2011 begann ich zusammen mit meinem Bruder (er ist ein Musiker) ein Projekt unter dem Titel: Agent Zukunft. Seitdem beschäftige ich mich intensiver als vorher mit Manifesten, philosophischen Traktaten und Utopien. In diesem Projekt nehmen wir diese (teils sperrigen) Texte wortwörtlich, übersetzen sie in ihren wesentlichen Aspekten und Argumenten in Welten und machen sie damit erlebbar. Wir stellen uns den durchschnittlichen Menschen in seinem Handeln und Wirken darin vor. Und ihr ahnt wahrscheinlich schon: Die Reisen in diese Welten werden unfreiwillig komisch und leider auch immer gefährlich, weil bisher kein Durchschnittstyp diesem Idealbild an Mensch in den Manifesten genügt. Wollen oder können wir nicht einsehen, wer wir sind und wie wir wirklich funktionieren? Hindern uns Moralvorstellungen plus die gleichzeitige Auflehnung dagegen daran, realistischere Visionen zu entwickeln?

Eine Reise heißt: in ein Manifest. Der Trip im ersten Teil geht ins Venus-Projekt. Daraus haben wir eine Hörcomic-Serie gebaut. Hörcomic deshalb, weil Zukunft unsichtbar ist, weil sie Träume ist, und Träume sind immer erst subjektiv, bevor wir daraus eine verallgemeinerte Vision verhandeln. Wir wollten diese Zukünfte nicht zeigen, weil wir sie niemandem diktieren möchten. Vier Reisen gibt es schon. Die nächste erscheint noch in diesem Jahr. Um eine erschöpfende Darstellung aller Aspekte der Texte kann es uns nicht gehen, sondern um ein Gefühl für diese Welten, für die Welten unserer Erkenntnisse, Sehnsüchte und Sehsüchte über uns selbst oder auch der Fehlschlüsse, die wir im Umgang mit uns und unserer Geschichte ziehen.

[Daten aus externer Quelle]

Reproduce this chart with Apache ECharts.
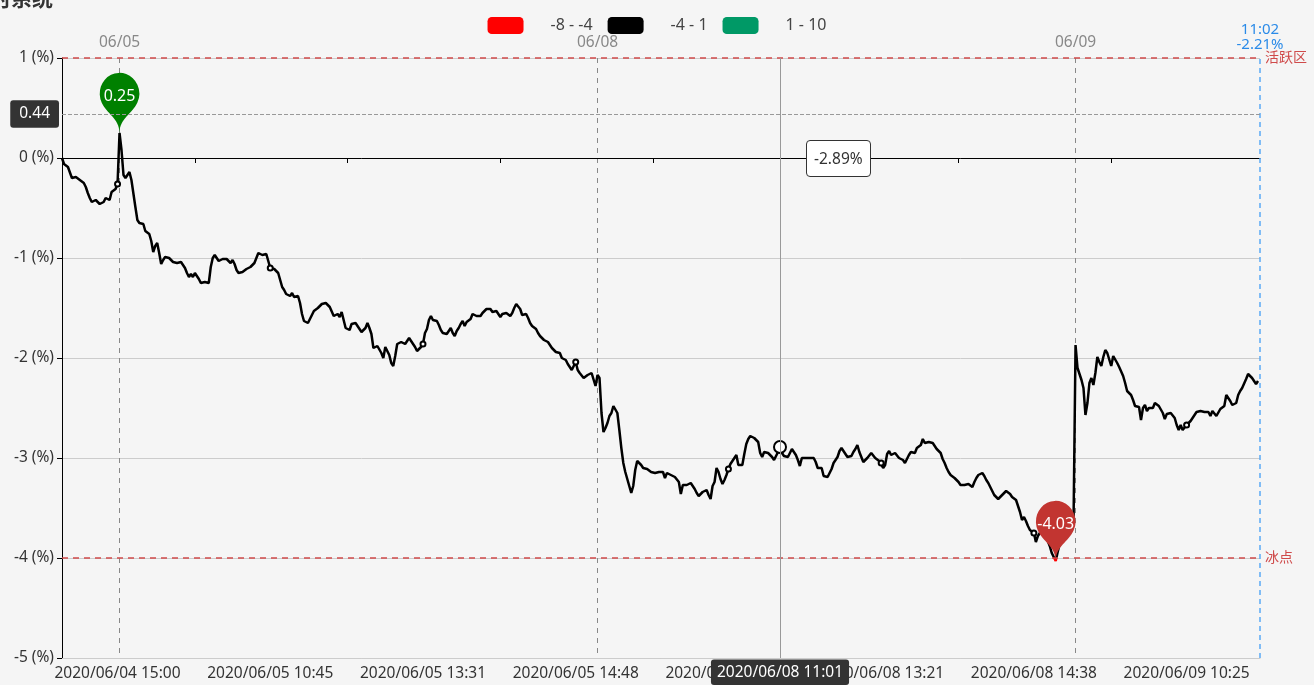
<!DOCTYPE html>
<html><head><meta charset="utf-8">
<script src="https://cdn.jsdelivr.net/npm/echarts@6/dist/echarts.min.js"></script>
<style>html,body{margin:0;padding:0;background:#f5f5f5;overflow:hidden}#c{width:1314px;height:685px}</style>
</head><body><div id="c"></div>
<script>
// trading sessions (category axis)
const tradeDays = ['2020/06/04','2020/06/05','2020/06/08','2020/06/09'];
const daySessions = [
  [['14:30','14:57'],['15:00','15:00']],
  [['09:25','09:25'],['09:30','11:30'],['13:00','14:57'],['15:00','15:00']],
  [['09:25','09:25'],['09:30','11:30'],['13:00','14:57'],['15:00','15:00']],
  [['09:25','09:25'],['09:30','11:02']]
];
const values = [
0.00,-0.06,-0.08,-0.09,-0.10,-0.20,-0.22,-0.19,-0.21,-0.22,
-0.24,-0.25,-0.29,-0.35,-0.40,-0.44,-0.46,-0.42,-0.41,-0.46,
-0.45,-0.44,-0.40,-0.39,-0.42,-0.34,-0.33,-0.31,-0.26,0.25,
0.08,-0.17,-0.20,-0.19,-0.14,-0.22,-0.24,-0.49,-0.62,-0.65,
-0.66,-0.66,-0.73,-0.75,-0.76,-0.83,-0.94,-0.88,-0.85,-0.95,
-1.06,-1.02,-0.99,-1.00,-1.00,-1.02,-1.04,-1.05,-1.05,-1.04,
-1.04,-1.05,-1.10,-1.15,-1.19,-1.16,-1.19,-1.15,-1.18,-1.21,
-1.25,-1.25,-1.24,-1.25,-1.25,-1.09,-1.00,-0.97,-0.99,-1.03,
-1.05,-1.01,-1.02,-1.01,-1.00,-1.05,-1.02,-1.06,-1.12,-1.15,
-1.16,-1.14,-1.13,-1.11,-1.10,-1.09,-1.09,-1.05,-1.00,-0.95,
-0.96,-0.97,-0.95,-0.96,-1.03,-1.10,-1.10,-1.11,-1.13,-1.15,
-1.22,-1.29,-1.32,-1.36,-1.38,-1.38,-1.35,-1.39,-1.37,-1.38,
-1.45,-1.56,-1.63,-1.65,-1.65,-1.64,-1.57,-1.53,-1.51,-1.50,
-1.49,-1.46,-1.44,-1.45,-1.47,-1.49,-1.50,-1.58,-1.57,-1.56,
-1.59,-1.54,-1.62,-1.70,-1.72,-1.72,-1.66,-1.64,-1.65,-1.68,
-1.70,-1.74,-1.72,-1.70,-1.65,-1.70,-1.76,-1.90,-1.90,-1.88,
-1.89,-1.95,-2.00,-1.89,-1.90,-1.97,-2.05,-2.08,-1.98,-1.86,
-1.84,-1.84,-1.86,-1.86,-1.84,-1.80,-1.83,-1.86,-1.89,-1.93,
-1.91,-1.89,-1.86,-1.75,-1.71,-1.62,-1.58,-1.62,-1.62,-1.63,
-1.67,-1.72,-1.75,-1.76,-1.76,-1.74,-1.70,-1.75,-1.78,-1.73,
-1.70,-1.66,-1.63,-1.68,-1.64,-1.63,-1.61,-1.56,-1.57,-1.58,
-1.58,-1.58,-1.55,-1.53,-1.51,-1.50,-1.51,-1.54,-1.53,-1.53,
-1.56,-1.59,-1.56,-1.56,-1.55,-1.56,-1.58,-1.55,-1.50,-1.46,
-1.46,-1.51,-1.57,-1.56,-1.56,-1.60,-1.65,-1.68,-1.70,-1.71,
-1.75,-1.78,-1.79,-1.82,-1.81,-1.84,-1.87,-1.90,-1.92,-1.94,
-1.93,-1.95,-2.00,-1.99,-2.02,-2.06,-2.08,-2.12,-2.08,-2.04,
-2.12,-2.15,-2.17,-2.20,-2.19,-2.17,-2.19,-2.15,-2.15,-2.28,
-2.17,-2.20,-2.55,-2.74,-2.70,-2.65,-2.58,-2.55,-2.48,-2.47,
-2.55,-2.72,-2.90,-3.05,-3.14,-3.16,-3.28,-3.35,-3.28,-3.12,
-3.03,-3.04,-3.07,-3.10,-3.12,-3.11,-3.13,-3.14,-3.16,-3.15,
-3.13,-3.14,-3.15,-3.14,-3.20,-3.15,-3.14,-3.17,-3.19,-3.19,
-3.20,-3.24,-3.36,-3.27,-3.29,-3.27,-3.28,-3.25,-3.26,-3.31,
-3.35,-3.38,-3.37,-3.34,-3.33,-3.32,-3.37,-3.41,-3.28,-3.24,
-3.10,-3.14,-3.21,-3.26,-3.22,-3.17,-3.11,-3.06,-3.03,-3.00,
-2.97,-3.07,-3.05,-3.07,-2.96,-2.86,-2.81,-2.78,-2.77,-2.80,
-2.81,-2.84,-2.95,-2.99,-2.94,-2.94,-2.95,-2.97,-2.99,-3.02,
-2.98,-2.94,-2.89,-2.95,-2.98,-2.99,-2.99,-2.97,-2.91,-2.94,
-2.97,-3.02,-3.08,-3.00,-3.02,-3.00,-2.99,-3.00,-2.99,-3.00,
-3.04,-3.10,-3.12,-3.10,-3.18,-3.19,-3.19,-3.17,-3.11,-3.05,
-3.03,-2.99,-2.93,-2.90,-2.88,-2.96,-2.99,-3.00,-2.98,-2.94,
-2.91,-2.87,-2.94,-2.99,-3.04,-3.03,-3.00,-3.02,-2.95,-2.97,
-3.00,-3.01,-3.03,-3.05,-3.10,-3.07,-2.96,-2.93,-2.97,-2.96,
-2.95,-2.97,-3.00,-2.99,-3.02,-3.05,-3.07,-2.97,-2.94,-2.95,
-2.95,-2.90,-2.89,-2.87,-2.81,-2.85,-2.84,-2.84,-2.84,-2.85,
-2.88,-2.91,-2.93,-2.95,-3.01,-3.05,-3.10,-3.14,-3.17,-3.18,
-3.20,-3.20,-3.24,-3.27,-3.26,-3.27,-3.26,-3.26,-3.25,-3.29,
-3.24,-3.20,-3.17,-3.16,-3.15,-3.18,-3.22,-3.25,-3.29,-3.33,
-3.37,-3.39,-3.41,-3.40,-3.37,-3.35,-3.33,-3.34,-3.36,-3.39,
-3.40,-3.42,-3.44,-3.54,-3.62,-3.59,-3.63,-3.68,-3.72,-3.74,
-3.75,-3.84,-3.78,-3.75,-3.76,-3.71,-3.78,-3.83,-3.88,-3.95,
-3.99,-4.03,-3.94,-3.86,-3.80,-3.74,-3.70,-3.68,-3.66,-3.64,
-3.62,-1.87,-2.10,-2.08,-2.22,-2.30,-2.57,-2.45,-2.25,-2.20,
-2.27,-2.15,-1.99,-2.04,-2.08,-1.99,-1.92,-1.95,-1.96,-2.08,
-1.98,-2.00,-2.05,-2.09,-2.11,-2.18,-2.25,-2.33,-2.35,-2.37,
-2.42,-2.48,-2.50,-2.49,-2.62,-2.50,-2.47,-2.53,-2.50,-2.51,
-2.50,-2.45,-2.46,-2.48,-2.47,-2.55,-2.61,-2.56,-2.57,-2.55,
-2.55,-2.60,-2.67,-2.72,-2.67,-2.72,-2.72,-2.67,-2.65,-2.63,
-2.60,-2.57,-2.54,-2.53,-2.53,-2.55,-2.54,-2.52,-2.54,-2.58,
-2.53,-2.51,-2.58,-2.56,-2.51,-2.50,-2.48,-2.37,-2.38,-2.43,
-2.47,-2.47,-2.45,-2.37,-2.33,-2.30,-2.28,-2.21,-2.16,-2.16,
-2.20,-2.22,-2.26,-2.23,-2.21
];
const pieceRanges = [[-8,-4],[-4,1],[1,10]];
const pieceLabels = ['-8 - -4','-4 - 1','1 - 10'];
const pieceColors = ['#ff0000','#000000','#009966'];
const upperLine = 1, upperName = '活跃区';
const lowerLine = -4, lowerName = '冰点';
const titleText = '情绪分时系统';

function toMin(s){const p=s.split(':');return (+p[0])*60+(+p[1]);}
function pad(n){return (n<10?'0':'')+n;}
const categories = [];
const dayStart = {};
tradeDays.forEach(function(d, di){
  if (di > 0) dayStart[categories.length] = true;
  daySessions[di].forEach(function(r){
    for (let m = toMin(r[0]); m <= toMin(r[1]); m++) categories.push(d + ' ' + pad(Math.floor(m/60)) + ':' + pad(m%60));
  });
});
const lastIdx = categories.length - 1;
const LABEL_FIRST = 28, LABEL_STEP = 77, TICK_FIRST = 67;

const FONT = '"Noto Sans", "Noto Sans CJK SC", sans-serif';
const chart = echarts.init(document.getElementById('c'));
const redC = '#cf4a4a';
chart.setOption({
  animation: false,
  backgroundColor: '#f5f5f5',
  textStyle: {fontFamily: FONT},
  graphic: [{type:'text', x: 53, y: 9, style:{text: titleText, align:'right', verticalAlign:'bottom', font:'bold 21px "Noto Sans CJK SC", sans-serif', fill:'#333'}}],
  grid: {left: 62, right: 54, top: 58, bottom: 27},
  visualMap: {
    type: 'piecewise', orient: 'horizontal', left: 'center', top: 2,
    dimension: 1, seriesIndex: 0,
    itemWidth: 36, itemHeight: 17, itemGap: 15, textGap: 27, itemSymbol: 'roundRect',
    textStyle: {color: '#444', fontSize: 16, fontFamily: FONT},
    pieces: pieceRanges.map(function(r, i){ return i === 0 ? {gte: r[0], lte: r[1], label: pieceLabels[i], color: pieceColors[i]} : {gt: r[0], lte: r[1], label: pieceLabels[i], color: pieceColors[i]}; })
  },
  tooltip: {
    trigger: 'axis', transitionDuration: 0,
    axisPointer: {type: 'cross', crossStyle: {color: '#999', type: 'dashed'}},
    backgroundColor: '#fff', borderColor: '#333', borderWidth: 1, borderRadius: 4, padding: [6, 7],
    textStyle: {color: '#333', fontSize: 15.5, fontFamily: FONT},
    extraCssText: 'box-shadow:none;',
    position: function(pt){ return [pt[0] + 26, pt[1] + 26]; },
    formatter: function(ps){ return ps[0].value.toFixed(2) + '%'; }
  },
  xAxis: [
    {type: 'category', data: categories, boundaryGap: false, position: 'bottom',
     axisLine: {onZero: false, lineStyle: {color: '#ccc'}}, axisTick: {show: false},
     axisLabel: {interval: function(i){ return i >= LABEL_FIRST && (i - LABEL_FIRST) % LABEL_STEP === 0; }, color: '#333', fontSize: 15.5, margin: 8},
     splitLine: {show: false},
     axisPointer: {type: 'line', lineStyle: {color: '#999', type: 'solid', width: 1}, label: {show: true, backgroundColor: '#333', color: '#fff', fontSize: 15.5, padding: [5, 6]}}},
    {type: 'category', data: categories, boundaryGap: false, position: 'top',
     axisLine: {show: false, onZero: false}, axisTick: {show: false},
     axisLabel: {interval: function(i){ return !!dayStart[i]; }, formatter: function(v){ return v.slice(5, 10); }, color: '#888', fontSize: 15.5, margin: 8},
     splitLine: {show: true, interval: function(i){ return !!dayStart[i]; }, lineStyle: {color: '#888', type: [5, 5], width: 1}},
     axisPointer: {show: false}},
    {type: 'category', data: categories, boundaryGap: false, position: 'bottom',
     axisLine: {onZero: true, onZeroAxisIndex: 0, lineStyle: {color: '#000', width: 1}},
     axisTick: {show: true, interval: function(i){ return i >= TICK_FIRST && (i - TICK_FIRST) % LABEL_STEP === 0; }, length: 5, lineStyle: {color: '#000'}},
     axisLabel: {show: false}, splitLine: {show: false},
     axisPointer: {show: false}}
  ],
  yAxis: {
    type: 'value', min: -5, max: 1, interval: 1,
    axisLine: {show: true, onZero: false, lineStyle: {color: '#000'}},
    axisTick: {show: true, length: 5, lineStyle: {color: '#000'}},
    axisLabel: {formatter: '{value} (%)', color: '#333', fontSize: 15.5, margin: 8},
    splitLine: {show: true, lineStyle: {color: '#ccc'}},
    axisPointer: {label: {show: true, backgroundColor: '#333', color: '#fff', fontSize: 15.5, padding: [6, 9], formatter: function(p){ return (+p.value).toFixed(2); }}}
  },
  series: [{
    type: 'line', data: values, xAxisIndex: 0, yAxisIndex: 0,
    symbol: 'emptyCircle', symbolSize: 5, showSymbol: true,
    lineStyle: {width: 2.5}, itemStyle: {borderWidth: 1},
    emphasis: {scale: 2.4, lineStyle: {width: 2.5}},
    markPoint: {
      symbol: 'pin', symbolSize: [66, 69],
      label: {color: '#fff', fontSize: 16, fontFamily: FONT},
      data: [
        {type: 'max', itemStyle: {color: '#008000'}},
        {type: 'min', itemStyle: {color: '#c23531'}}
      ]
    },
    markLine: {
      silent: true, symbol: ['none', 'none'],
      data: [
        {yAxis: upperLine, lineStyle: {color: redC, type: [6, 5], width: 1.5}, label: {formatter: upperName, color: redC, fontSize: 14, distance: 5}},
        {yAxis: lowerLine, lineStyle: {color: redC, type: [6, 5], width: 1.5}, label: {formatter: lowerName, color: redC, fontSize: 14, distance: 5}},
        {xAxis: categories[lastIdx], lineStyle: {color: '#5aa9f5', type: [5, 4], width: 1.5},
         label: {formatter: categories[lastIdx].slice(11) + '\n' + values[lastIdx].toFixed(2) + '%', color: '#2b8be8', fontSize: 15, lineHeight: 15, distance: 6}}
      ]
    }
  }]
});
chart.dispatchAction({type: 'showTip', x: 780, y: 114});
</script></body></html>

Diesen Schatz zu bergen, lohnt sich für uns in jedem Fall, denn trotz aller Idealisierungen finden wir in jedem Text kostbare Perlen. Deshalb noch mal zurück zum Venus-Projekt: Seine große Leistung sehe ich im Ressourcen-basierten Denkmodell. Zirkulationen, Drehungen, regelmäßige Abfolgen oder rhythmische Wiederholungen sind nicht nur die Grundlagen jeder Poesie, sondern auch die wesentlichen vitalen Funktionen eines jeden Lebewesens auf dieser Erde und auch unseres Planeten als Makro-Organismus. Könntest du dir vorstellen, dass wir jemals in der Lage sein werden, alle Produkte wieder in einen gesunden Kreislauf zu fügen? Und wenn du jetzt einen nächsten Schritt bestimmen könntest, um das zu erreichen, was würdest du tun?